Lee Plans a Breakout
Desperate to find a way out of Petersburg before Grant cut off all supply routes and starved the Confederate army into submission, Lee met with Major General John B. Gordon in early March to consider his options. Lee and Gordon decided that their best course was to go on the offensive. Together, they planned a surprise attack on the Union lines east of Petersburg and on Grant’s headquarters and supply base at City Point, Virginia. If the assault succeeded, it would force Grant to weaken his lines south of Petersburg, enabling Lee’s army to break out and to join General Joseph E. Johnston and his army in North Carolina.
Clash at Fort Stedman
The focal point of the attack was Fort Stedman, an earthen fortification only 150 yards from the Confederate lines east of Petersburg–the narrowest divide separating the two armies. The Rebel assault force comprised three divisions from Gordon’s 2nd Corps, two brigades from Major General Bushrod R. Johnson’s 4th Corps, and two brigades from Major General Cadmus M. Wilcox’s 3rd Corps in reserve. The combined total of these units represented nearly half of the Army of Northern Virginia’s infantry.
Soldiers of Major General John G. Parke’s Union 9th Corps occupied Fort Stedman. They also manned Batteries 9 and 10 north of the fort and Batteries 11 and 12 south of the fort. Parke’s 3rd Division was in reserve behind the main line.
Confederate Plan of Attack
The Confederate plan called for the Rebels to overwhelm Fort Stedman quickly and then move north and south to capture the adjacent Union batteries. The rest of the strike force would then exploit the gap in the federal lines and make a rapid assault against City Point, ten miles to the northeast.
Rebels Seize Fort Stedman
The operation began at 4:15 a.m. on March 25. Rebel sharpshooters masquerading as deserters approached the Union lines and surprised the unsuspecting federal pickets. Confederate engineers then removed defensive obstructions, making a path for the advancing infantry. All went according to plan and the Southerners quickly seized Fort Stedman, and Batteries 10, 11, and 12, creating an opening nearly 1,000 feet long in the Union line.
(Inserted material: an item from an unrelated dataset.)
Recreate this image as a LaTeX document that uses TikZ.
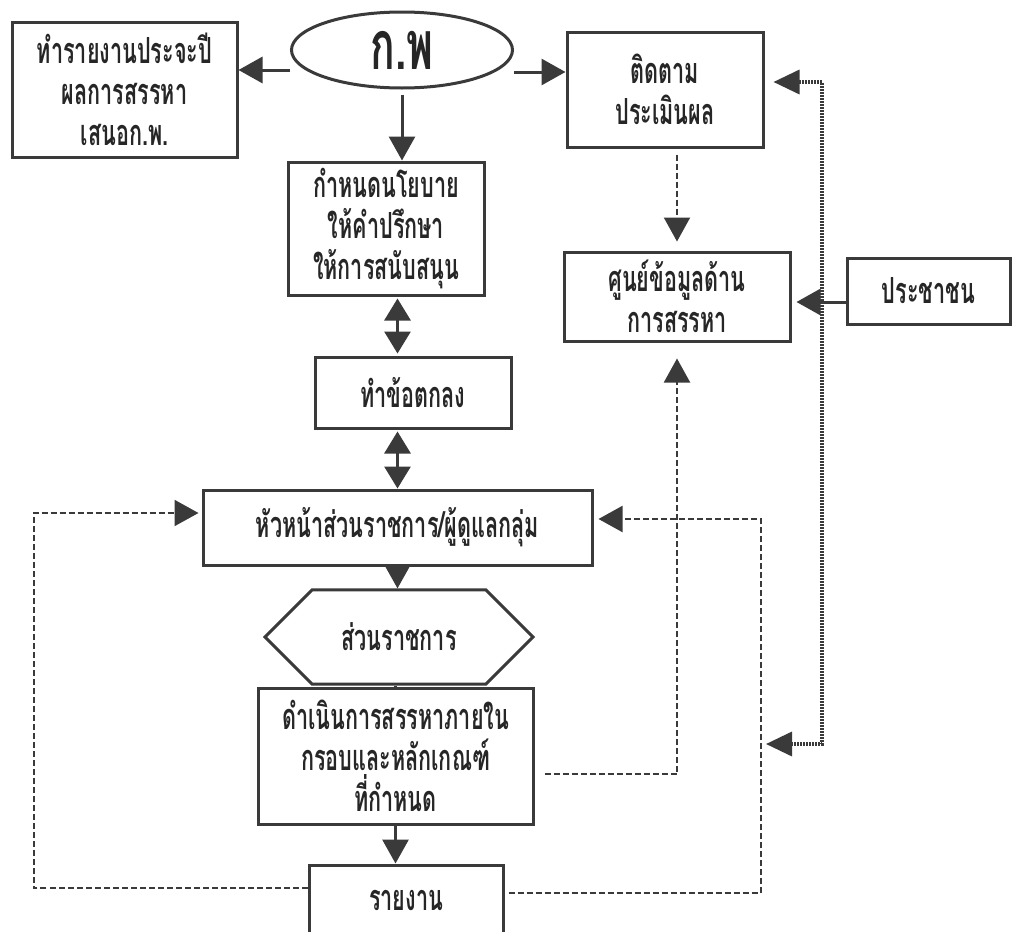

Once the Rebels created the gap, confusion soon followed. Hungry Confederate infantry troops stopped to forage captured Yankee rations. The Confederate soldiers also became disoriented as they searched for a second line of fortifications that did not exist. The delay provided time for the startled Union officers to mobilize their troops and to organize a counterattack.
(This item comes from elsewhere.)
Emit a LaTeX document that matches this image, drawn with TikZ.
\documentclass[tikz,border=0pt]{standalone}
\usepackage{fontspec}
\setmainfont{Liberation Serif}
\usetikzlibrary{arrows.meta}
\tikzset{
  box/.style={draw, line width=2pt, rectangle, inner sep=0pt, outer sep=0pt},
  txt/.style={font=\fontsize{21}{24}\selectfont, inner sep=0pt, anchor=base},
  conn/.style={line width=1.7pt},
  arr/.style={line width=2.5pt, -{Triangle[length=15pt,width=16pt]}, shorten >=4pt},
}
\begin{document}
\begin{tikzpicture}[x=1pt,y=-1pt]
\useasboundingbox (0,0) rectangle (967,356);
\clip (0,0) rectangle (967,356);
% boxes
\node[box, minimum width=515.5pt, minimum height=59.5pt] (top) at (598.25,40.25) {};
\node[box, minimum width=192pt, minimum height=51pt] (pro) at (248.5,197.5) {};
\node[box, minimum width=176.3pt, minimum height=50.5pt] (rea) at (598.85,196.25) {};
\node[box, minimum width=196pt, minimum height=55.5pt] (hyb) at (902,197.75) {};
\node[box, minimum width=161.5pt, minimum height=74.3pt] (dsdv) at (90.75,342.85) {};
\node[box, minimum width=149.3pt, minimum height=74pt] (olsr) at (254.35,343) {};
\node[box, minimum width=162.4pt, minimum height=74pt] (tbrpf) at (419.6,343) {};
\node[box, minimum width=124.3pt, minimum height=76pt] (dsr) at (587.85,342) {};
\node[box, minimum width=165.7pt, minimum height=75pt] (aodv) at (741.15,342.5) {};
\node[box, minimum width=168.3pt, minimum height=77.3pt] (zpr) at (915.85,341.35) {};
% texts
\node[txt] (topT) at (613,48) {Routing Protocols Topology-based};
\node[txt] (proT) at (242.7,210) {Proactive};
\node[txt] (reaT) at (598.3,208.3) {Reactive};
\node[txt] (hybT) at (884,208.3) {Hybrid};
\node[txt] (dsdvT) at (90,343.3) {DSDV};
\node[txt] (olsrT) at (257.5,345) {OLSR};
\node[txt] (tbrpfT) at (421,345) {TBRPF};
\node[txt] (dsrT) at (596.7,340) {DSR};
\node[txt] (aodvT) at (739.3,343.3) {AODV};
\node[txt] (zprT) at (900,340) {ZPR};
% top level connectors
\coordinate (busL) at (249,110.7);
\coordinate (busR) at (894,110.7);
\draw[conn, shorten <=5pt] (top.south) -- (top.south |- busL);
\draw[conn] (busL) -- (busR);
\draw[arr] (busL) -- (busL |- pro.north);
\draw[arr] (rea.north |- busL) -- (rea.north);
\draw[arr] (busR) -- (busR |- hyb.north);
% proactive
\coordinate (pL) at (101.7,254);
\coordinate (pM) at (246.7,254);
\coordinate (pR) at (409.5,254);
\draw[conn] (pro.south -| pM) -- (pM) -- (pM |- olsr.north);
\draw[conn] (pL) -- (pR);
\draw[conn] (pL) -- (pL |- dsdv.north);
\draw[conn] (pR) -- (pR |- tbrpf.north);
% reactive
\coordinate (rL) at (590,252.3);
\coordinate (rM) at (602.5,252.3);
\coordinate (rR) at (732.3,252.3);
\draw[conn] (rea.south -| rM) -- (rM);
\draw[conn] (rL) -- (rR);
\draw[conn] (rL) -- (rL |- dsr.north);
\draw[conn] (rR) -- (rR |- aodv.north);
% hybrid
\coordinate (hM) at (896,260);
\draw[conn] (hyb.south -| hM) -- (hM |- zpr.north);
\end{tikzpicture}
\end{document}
Federal artillerists took up positions on a ridge east of Fort Stedman and began shelling the invaders. The Yankees launched a counterattack led by Major General Orlando B. Willcox’s 1st Division, reinforced by Major General John F. Hartranft’s 3rd Division. The combined Union force formed a semicircle around the bulging Confederate advance. The Federals caught the Rebels in a blistering federal. After Willcox’s soldiers stormed the Confederate trenches, nearly 2,000 Greycoats threw down their weapons and surrendered. By 7:30 a.m., the Rebel advance stalled.
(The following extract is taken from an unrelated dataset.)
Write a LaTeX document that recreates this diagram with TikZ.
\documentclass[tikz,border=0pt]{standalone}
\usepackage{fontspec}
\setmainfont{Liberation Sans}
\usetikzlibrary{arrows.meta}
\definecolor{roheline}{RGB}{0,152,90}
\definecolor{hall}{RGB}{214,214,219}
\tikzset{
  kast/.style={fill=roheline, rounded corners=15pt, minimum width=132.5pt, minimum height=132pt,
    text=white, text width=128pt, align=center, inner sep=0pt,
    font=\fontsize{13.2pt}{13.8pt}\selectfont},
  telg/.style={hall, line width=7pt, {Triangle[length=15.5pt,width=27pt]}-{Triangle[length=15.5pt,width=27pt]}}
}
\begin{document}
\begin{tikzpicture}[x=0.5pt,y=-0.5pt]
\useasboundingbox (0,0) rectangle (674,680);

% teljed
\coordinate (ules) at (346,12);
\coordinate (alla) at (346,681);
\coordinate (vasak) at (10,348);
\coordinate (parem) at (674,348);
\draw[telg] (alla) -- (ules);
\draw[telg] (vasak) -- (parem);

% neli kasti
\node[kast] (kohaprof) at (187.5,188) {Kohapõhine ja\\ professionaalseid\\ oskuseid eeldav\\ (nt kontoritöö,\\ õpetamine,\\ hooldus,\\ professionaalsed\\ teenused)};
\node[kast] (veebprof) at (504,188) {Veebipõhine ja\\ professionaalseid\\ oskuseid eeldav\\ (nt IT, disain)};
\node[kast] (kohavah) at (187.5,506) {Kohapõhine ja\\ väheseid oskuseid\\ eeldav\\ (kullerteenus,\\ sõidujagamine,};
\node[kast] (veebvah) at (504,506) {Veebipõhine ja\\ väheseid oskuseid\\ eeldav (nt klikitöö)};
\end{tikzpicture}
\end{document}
When the Confederates streamed back to Fort Stedman, Gordon realized the game was up. With Lee’s approval, he ordered a withdrawal to the original Rebel lines. Still weathering the Union artillery shelling and crossfire, the Confederates suffered heavy casualties as they retreated.
Aftermath of the Battle
The Battle of Fort Stedman was a decisive Union victory. The Rebels suffered roughly 4,000 casualties (600 killed, 2,400 wounded, and 1,000 missing or captured), compared to just over 1,000 losses for the Union (seventy-two killed, 450 wounded, and 522 missing or captured). The assault had no effect on the Union lines east of Petersburg, and by redeploying troops from his entrenchments southwest of Petersburg, Lee opened the door for Grant to seize the Boydton Plank Road and the South Side Railroad—prizes that the Union general had coveted since the autumn of 1864. Losing these vital supply lines cinched the fall of Petersburg and Richmond.